If he’s really alive, it might be out of pure stubbornness.
“Thank you,” I say, the word sounding strange in my mouth.
“God be with you, my son,” Schmidt says, and there is an infinite sadness in his eyes. “And tell our angel... that we are still praying for him.”
I leave the tailor shop, the little bell ringing behind me. Back on the street, the world seems different. Sharper.
Cain.
Those who carry much guilt never die. Cain carried the guilt of us all.
I put the paper in my pocket. It’s the only thing anchoring me to the present. I have a name. I have a place.
As I turn the corner from the tailor shop, a sharp, hot pang shoots up my thigh, so strong it makes me stop in the middle of the sidewalk and inhale sharply.
I look down. My jeans are dark, damp. A stain that wasn’t there before.
Fuck.
I press my hand against the wound and lean against the wall of a building. I need a public restroom and some paper towels.
Afterward, I can go somewhere safe to patch myself up.
And, considering that in the fucked-up universe I now inhabit, there’s only one, I’d rather delegate as much as possible.
I wakeup to a dry click, a noise that pulls me from a dream where I was back at the orphanage and all the boys had Alexei’s face and were stuffed into suits.

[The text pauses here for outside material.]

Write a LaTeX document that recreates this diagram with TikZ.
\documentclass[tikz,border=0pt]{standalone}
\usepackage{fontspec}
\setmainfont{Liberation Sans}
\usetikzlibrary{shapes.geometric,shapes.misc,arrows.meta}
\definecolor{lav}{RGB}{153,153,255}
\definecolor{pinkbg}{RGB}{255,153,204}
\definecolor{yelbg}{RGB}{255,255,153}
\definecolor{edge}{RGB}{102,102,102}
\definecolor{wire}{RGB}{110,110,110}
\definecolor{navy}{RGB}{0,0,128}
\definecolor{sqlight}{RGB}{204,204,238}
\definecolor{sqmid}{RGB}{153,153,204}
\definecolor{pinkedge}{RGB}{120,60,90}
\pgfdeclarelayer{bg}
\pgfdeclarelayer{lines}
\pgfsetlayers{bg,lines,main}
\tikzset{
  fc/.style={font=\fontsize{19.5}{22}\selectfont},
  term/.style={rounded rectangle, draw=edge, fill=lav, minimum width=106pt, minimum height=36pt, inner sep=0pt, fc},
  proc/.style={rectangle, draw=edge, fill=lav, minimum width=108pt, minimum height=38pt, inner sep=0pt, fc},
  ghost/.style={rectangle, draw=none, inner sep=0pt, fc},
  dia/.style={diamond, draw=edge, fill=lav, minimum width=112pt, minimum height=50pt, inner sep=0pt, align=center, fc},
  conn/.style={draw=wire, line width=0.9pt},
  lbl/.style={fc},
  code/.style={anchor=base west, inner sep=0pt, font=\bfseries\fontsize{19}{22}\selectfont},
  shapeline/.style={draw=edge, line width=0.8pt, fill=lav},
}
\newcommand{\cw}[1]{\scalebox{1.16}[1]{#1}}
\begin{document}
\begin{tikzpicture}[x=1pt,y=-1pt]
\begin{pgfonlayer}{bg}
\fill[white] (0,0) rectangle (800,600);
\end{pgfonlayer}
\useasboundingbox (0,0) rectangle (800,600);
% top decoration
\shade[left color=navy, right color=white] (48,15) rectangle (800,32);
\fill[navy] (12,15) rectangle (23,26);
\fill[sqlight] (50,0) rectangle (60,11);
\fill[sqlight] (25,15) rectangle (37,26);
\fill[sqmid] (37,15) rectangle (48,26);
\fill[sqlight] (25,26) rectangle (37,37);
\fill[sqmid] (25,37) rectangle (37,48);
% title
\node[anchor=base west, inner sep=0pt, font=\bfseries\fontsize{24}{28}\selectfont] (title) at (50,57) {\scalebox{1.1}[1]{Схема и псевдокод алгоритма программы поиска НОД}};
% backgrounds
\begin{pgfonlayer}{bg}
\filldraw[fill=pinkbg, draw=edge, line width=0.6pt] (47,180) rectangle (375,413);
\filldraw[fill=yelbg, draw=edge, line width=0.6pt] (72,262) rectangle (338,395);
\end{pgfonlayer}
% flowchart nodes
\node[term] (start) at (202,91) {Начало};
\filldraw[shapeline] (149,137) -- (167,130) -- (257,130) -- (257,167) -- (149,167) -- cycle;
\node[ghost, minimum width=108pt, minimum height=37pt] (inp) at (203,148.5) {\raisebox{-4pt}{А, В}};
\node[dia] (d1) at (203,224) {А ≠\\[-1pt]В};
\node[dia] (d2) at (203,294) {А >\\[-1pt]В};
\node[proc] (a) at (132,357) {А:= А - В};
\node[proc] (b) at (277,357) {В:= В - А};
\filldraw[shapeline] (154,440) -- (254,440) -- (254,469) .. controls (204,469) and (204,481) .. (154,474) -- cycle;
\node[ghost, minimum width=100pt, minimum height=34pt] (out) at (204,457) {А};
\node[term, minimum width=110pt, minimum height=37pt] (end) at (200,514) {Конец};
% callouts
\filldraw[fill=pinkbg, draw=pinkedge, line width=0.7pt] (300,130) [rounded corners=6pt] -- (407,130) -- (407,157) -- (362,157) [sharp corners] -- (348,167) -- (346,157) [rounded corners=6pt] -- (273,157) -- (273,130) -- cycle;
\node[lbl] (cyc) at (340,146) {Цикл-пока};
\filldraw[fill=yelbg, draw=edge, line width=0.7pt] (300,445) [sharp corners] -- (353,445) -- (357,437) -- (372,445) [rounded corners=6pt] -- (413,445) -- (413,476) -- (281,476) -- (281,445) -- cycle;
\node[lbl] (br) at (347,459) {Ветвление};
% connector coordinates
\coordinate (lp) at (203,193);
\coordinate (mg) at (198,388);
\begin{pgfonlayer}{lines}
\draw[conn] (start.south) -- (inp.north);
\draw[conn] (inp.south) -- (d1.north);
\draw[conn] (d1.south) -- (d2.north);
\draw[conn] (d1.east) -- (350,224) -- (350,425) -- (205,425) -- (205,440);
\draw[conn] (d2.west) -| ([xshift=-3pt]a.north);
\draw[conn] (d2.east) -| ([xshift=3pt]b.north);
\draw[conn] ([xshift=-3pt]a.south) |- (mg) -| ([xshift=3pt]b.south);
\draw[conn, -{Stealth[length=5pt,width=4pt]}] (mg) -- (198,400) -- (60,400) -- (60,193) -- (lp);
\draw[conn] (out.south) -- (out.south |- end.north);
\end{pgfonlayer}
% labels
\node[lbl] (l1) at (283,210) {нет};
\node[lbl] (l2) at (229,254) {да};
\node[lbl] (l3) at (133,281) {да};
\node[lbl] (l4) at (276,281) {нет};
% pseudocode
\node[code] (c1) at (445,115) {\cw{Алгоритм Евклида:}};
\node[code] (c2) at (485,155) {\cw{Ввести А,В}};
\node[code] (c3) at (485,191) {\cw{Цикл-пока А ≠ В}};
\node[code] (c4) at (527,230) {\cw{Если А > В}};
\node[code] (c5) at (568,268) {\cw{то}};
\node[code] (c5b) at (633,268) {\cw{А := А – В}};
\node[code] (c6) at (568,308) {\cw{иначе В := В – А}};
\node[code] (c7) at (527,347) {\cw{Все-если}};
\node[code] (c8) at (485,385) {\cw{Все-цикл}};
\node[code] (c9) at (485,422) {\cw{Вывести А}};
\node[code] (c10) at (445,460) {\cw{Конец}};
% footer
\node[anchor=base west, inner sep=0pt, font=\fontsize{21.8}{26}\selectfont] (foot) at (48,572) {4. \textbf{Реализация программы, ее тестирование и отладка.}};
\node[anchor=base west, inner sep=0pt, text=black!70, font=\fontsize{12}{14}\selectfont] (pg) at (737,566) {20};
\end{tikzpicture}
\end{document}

It takes me a few seconds to realize where I am, even longer to accept it. The click wasn’t from the dream—it’s real, it’s the sound of a magnetic lock disengaging.
Adrenaline attempts to force me up, but my body is glued to the sofa’s surface by a mixture of exhaustion and the throbbing pain that radiates from my thigh as if they’d left a white-hot iron bar between the muscles.
Before I can coordinate my limbs to get up, I hear footsteps echoing from the entrance hall, crossing the polished wood floor with a confidence that recites the owner’s name in every step.
All that goes through my head is: I wasn’t the one who unlocked that door. And no one but Alexei would have the panel’s password. Still, something inside me prepares for the worst, and I do a quick inventory of improvised weapons within reach: a glass of whiskey on the coffee table, heavy enough to crack someone’s head; a hardcover book; the prosthesis itself, which I had taken off hours earlier and left on the rug, and which might serve as a club. But I don’t move.
If it’s an assassin, at least I’ll die in my sleep.
Earlier, the house was empty when I arrived, which was lucky. Because, bleeding like that, and with fatigue eating me from the inside, I would have lost any duel to Alexei. Or to whoever he sent to greet me.
The first mission was to find a place where I could sit and treat the wound, and the second was to make sure there wasn’t a trap in the way.
In the living room, the black leather sofa was too hard, and it had that new, never-used smell that forced the feeling down your throat that this was anything but a home.
That’s exactly what impressed me: the apartment seemed like a staged theater, enacting the life of someone who never put their ass in their own armchair, but there were traces. The bookshelf, at least, had Sun Tzu, Machiavelli, treatises on facial expressions, and behavioral psychology. The fridge had half a bottle of vodka and bottles of water, and one of the glasses in the cabinets had an almost invisible crack.
The bathroom was a capsule of brushed steel, with a medicine cabinet that seemed to have been assembled by a paranoid pharmacist: antibiotics, latest-generation painkillers, suture kits, gauze, self-adhesive bandages. I allowed myself the luxury of using everything I needed, tearing my jeans to expose the wound and washing the blood with fresh water. I cleaned it as much as I could, cut the threads of the old stitches, and replaced them with new ones. The whole process took half an hour, during which I trembled so much I thought I was going to pass out.
Then I rinsed the stump of my arm, which was already inflamed and shining a sickly red, the result of a full day without breaks with a new prosthesis. I tried to ignore the smell of heated flesh that emanated from the skin, and just changed the liner and put on more ointment.
Alexei’s house was also a pit of temptations. I couldn’t resist the curiosity to snoop in his room.
The bed looked like an altar, too big, dark gray sheets stretched to perfection, like a Russian barracks in a war movie. There were no clothes thrown around, no smell of perfume, just that absence of anything human. On the nightstand, a black-covered book and, next to it, a clear glass of water.
I sat on the edge of the bed. It was so firm, so unyielding, that my weight barely sank into the mattress.
After that, I stumbled to the living room sofa, turned on the television just for the noise, and let my mind float on the white noise of news reports and vodka commercials. Sleep caught me in the middle of a report about a nightclub fire.
Now, awake, the television is still on. The bluish light cuts out the silhouette approaching down the hallway. A tall man in a dark suit. His step is absolutely controlled—no hurry, no hesitation.